----- Stored data -----
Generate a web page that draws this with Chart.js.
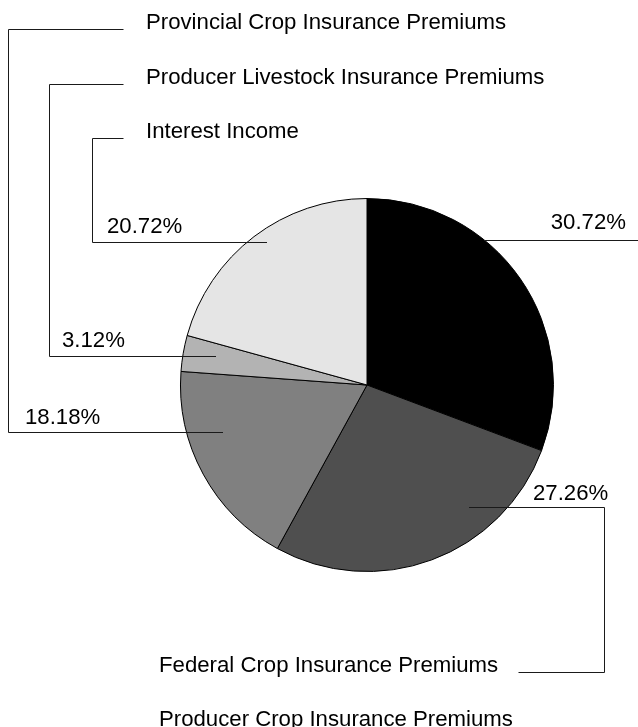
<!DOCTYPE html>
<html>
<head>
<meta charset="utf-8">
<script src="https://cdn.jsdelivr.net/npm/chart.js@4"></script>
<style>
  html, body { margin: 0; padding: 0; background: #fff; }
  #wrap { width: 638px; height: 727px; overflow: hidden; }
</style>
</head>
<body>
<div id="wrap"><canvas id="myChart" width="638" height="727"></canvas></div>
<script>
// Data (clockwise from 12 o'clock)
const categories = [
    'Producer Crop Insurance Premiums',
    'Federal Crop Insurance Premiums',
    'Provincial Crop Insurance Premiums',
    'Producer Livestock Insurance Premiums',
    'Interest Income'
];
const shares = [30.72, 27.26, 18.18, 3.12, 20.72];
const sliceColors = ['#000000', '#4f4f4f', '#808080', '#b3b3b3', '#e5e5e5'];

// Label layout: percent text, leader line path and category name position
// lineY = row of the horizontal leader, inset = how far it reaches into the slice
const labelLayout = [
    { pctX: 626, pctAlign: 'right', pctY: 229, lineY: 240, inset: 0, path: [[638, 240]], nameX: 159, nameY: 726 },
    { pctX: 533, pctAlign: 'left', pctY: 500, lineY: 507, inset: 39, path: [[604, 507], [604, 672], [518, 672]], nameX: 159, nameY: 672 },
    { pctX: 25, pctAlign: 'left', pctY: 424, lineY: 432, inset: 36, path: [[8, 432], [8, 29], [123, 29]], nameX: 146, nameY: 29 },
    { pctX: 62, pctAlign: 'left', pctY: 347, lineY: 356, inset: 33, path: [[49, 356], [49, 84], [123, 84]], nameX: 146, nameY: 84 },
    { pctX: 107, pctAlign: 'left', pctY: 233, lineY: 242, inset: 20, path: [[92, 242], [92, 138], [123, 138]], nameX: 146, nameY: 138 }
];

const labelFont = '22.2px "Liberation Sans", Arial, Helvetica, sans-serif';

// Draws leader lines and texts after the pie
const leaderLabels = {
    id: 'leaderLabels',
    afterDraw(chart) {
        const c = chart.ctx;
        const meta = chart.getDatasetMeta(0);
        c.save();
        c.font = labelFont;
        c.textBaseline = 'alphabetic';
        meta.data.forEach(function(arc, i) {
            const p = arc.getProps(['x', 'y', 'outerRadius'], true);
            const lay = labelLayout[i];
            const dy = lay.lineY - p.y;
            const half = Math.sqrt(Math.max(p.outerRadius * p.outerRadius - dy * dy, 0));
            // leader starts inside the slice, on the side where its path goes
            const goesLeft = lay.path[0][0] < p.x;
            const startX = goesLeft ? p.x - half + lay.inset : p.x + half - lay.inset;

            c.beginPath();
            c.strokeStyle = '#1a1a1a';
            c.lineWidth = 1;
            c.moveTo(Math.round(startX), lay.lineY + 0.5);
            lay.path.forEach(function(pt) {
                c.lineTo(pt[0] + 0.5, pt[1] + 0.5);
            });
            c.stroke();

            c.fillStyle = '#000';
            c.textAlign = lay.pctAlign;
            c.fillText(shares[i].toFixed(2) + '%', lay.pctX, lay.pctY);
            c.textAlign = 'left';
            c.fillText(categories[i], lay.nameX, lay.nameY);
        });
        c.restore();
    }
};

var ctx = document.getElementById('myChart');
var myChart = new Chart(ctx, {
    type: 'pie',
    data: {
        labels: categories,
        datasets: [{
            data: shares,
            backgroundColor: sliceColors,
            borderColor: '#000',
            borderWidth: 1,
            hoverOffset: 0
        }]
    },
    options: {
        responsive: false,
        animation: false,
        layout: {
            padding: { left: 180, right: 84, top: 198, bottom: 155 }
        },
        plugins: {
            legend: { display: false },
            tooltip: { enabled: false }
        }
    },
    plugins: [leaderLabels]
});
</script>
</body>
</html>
-----
→ Task prompt: From the top of the listing above, repeat each line exactly until you reach the line containing "const labelFont = '22.2px", and repeat that one too. Leave the pictures out.

→ Complete output:
Generate a web page that draws this with Chart.js.
<!DOCTYPE html>
<html>
<head>
<meta charset="utf-8">
<script src="https://cdn.jsdelivr.net/npm/chart.js@4"></script>
<style>
  html, body { margin: 0; padding: 0; background: #fff; }
  #wrap { width: 638px; height: 727px; overflow: hidden; }
</style>
</head>
<body>
<div id="wrap"><canvas id="myChart" width="638" height="727"></canvas></div>
<script>
// Data (clockwise from 12 o'clock)
const categories = [
    'Producer Crop Insurance Premiums',
    'Federal Crop Insurance Premiums',
    'Provincial Crop Insurance Premiums',
    'Producer Livestock Insurance Premiums',
    'Interest Income'
];
const shares = [30.72, 27.26, 18.18, 3.12, 20.72];
const sliceColors = ['#000000', '#4f4f4f', '#808080', '#b3b3b3', '#e5e5e5'];

// Label layout: percent text, leader line path and category name position
// lineY = row of the horizontal leader, inset = how far it reaches into the slice
const labelLayout = [
    { pctX: 626, pctAlign: 'right', pctY: 229, lineY: 240, inset: 0, path: [[638, 240]], nameX: 159, nameY: 726 },
    { pctX: 533, pctAlign: 'left', pctY: 500, lineY: 507, inset: 39, path: [[604, 507], [604, 672], [518, 672]], nameX: 159, nameY: 672 },
    { pctX: 25, pctAlign: 'left', pctY: 424, lineY: 432, inset: 36, path: [[8, 432], [8, 29], [123, 29]], nameX: 146, nameY: 29 },
    { pctX: 62, pctAlign: 'left', pctY: 347, lineY: 356, inset: 33, path: [[49, 356], [49, 84], [123, 84]], nameX: 146, nameY: 84 },
    { pctX: 107, pctAlign: 'left', pctY: 233, lineY: 242, inset: 20, path: [[92, 242], [92, 138], [123, 138]], nameX: 146, nameY: 138 }
];

const labelFont = '22.2px "Liberation Sans", Arial, Helvetica, sans-serif';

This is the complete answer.